# Dramatic Bananas



## 1074 (Dec 4, 2011)

Banana_001 by cantwellian, on Flickr




Banana_002 by cantwellian, on Flickr


----------



## unpopular (Dec 5, 2011)

Kind of neat. Can you provide some lighting details?


----------



## gsgary (Dec 5, 2011)

1 light from above with a grid ?


----------



## 1074 (Dec 6, 2011)

Natural sunlight from above/behind through blinds that do give a grid-like effect, with an small LED panel for fill light.




Banana_004 by cantwellian, on Flickr


----------



## unpopular (Dec 6, 2011)

As would the LED panel, I am guessing...


----------



## gsgary (Dec 6, 2011)

Nice, just shows all you need is imagination


----------



## 1074 (Dec 6, 2011)

unpopular said:


> As would the LED panel, I am guessing...

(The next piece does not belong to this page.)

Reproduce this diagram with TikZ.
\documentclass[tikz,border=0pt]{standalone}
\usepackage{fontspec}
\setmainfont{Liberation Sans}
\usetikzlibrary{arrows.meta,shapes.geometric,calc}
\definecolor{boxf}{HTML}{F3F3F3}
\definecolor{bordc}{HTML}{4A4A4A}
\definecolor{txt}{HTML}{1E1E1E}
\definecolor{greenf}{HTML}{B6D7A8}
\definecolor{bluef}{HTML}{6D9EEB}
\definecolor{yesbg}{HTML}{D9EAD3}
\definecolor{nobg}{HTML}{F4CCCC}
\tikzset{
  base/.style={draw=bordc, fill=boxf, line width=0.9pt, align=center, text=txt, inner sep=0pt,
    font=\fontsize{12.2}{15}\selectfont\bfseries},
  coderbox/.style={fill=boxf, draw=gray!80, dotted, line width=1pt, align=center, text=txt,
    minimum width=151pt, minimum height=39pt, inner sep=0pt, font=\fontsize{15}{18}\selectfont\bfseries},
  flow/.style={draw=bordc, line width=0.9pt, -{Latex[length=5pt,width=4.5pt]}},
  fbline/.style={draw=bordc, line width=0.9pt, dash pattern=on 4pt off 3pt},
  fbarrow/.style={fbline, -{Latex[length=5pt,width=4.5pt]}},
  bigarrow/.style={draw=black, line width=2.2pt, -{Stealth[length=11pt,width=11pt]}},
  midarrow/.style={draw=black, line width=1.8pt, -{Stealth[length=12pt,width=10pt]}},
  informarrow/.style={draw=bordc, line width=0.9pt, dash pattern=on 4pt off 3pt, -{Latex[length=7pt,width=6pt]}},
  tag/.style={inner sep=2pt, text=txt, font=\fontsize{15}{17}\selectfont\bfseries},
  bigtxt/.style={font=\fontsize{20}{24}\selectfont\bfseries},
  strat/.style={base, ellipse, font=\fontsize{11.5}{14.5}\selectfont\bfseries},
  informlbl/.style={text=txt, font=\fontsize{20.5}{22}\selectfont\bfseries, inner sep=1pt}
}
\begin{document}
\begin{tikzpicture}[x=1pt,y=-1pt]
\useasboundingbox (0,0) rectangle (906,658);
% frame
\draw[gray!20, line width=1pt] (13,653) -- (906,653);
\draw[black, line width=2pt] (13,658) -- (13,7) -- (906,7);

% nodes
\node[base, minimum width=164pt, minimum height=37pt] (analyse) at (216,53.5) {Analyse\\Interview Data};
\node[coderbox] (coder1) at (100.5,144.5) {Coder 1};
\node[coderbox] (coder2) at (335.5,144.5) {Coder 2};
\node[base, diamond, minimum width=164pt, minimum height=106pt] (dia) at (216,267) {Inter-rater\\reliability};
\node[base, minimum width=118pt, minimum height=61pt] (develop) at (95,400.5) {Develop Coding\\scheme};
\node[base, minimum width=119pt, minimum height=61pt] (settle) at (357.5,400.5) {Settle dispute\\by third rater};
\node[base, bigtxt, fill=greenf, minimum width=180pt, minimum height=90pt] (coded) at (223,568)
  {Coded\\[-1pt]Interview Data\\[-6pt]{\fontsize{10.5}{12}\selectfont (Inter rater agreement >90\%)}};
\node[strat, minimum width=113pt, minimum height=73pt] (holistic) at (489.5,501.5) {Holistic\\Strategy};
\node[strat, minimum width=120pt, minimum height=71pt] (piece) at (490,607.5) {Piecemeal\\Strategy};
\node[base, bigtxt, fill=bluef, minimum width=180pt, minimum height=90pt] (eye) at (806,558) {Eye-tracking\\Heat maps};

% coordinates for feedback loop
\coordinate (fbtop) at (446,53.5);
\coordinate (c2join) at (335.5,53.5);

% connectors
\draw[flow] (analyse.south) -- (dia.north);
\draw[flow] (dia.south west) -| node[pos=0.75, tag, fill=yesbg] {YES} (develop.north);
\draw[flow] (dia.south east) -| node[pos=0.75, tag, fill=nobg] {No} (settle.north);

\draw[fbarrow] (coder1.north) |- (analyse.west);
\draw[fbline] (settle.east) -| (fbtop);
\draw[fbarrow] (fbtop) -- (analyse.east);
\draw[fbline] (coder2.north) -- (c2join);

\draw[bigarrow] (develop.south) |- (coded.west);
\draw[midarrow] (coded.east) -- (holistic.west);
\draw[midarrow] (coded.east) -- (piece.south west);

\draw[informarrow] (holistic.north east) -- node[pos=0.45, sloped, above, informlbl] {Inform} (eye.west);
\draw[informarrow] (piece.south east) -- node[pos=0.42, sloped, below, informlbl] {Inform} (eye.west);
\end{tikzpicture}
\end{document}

A little bit, but that isn't a high end LED. It's a sub-$100 Bescor that doesn't put out much light. Just a little paper diffusion on it, nothing too fancy.


----------



## 1074 (Dec 6, 2011)

gsgary said:


> Nice, just shows all you need is imagination



Thanks! It started as a bit of a goof, but turned out nice.


----------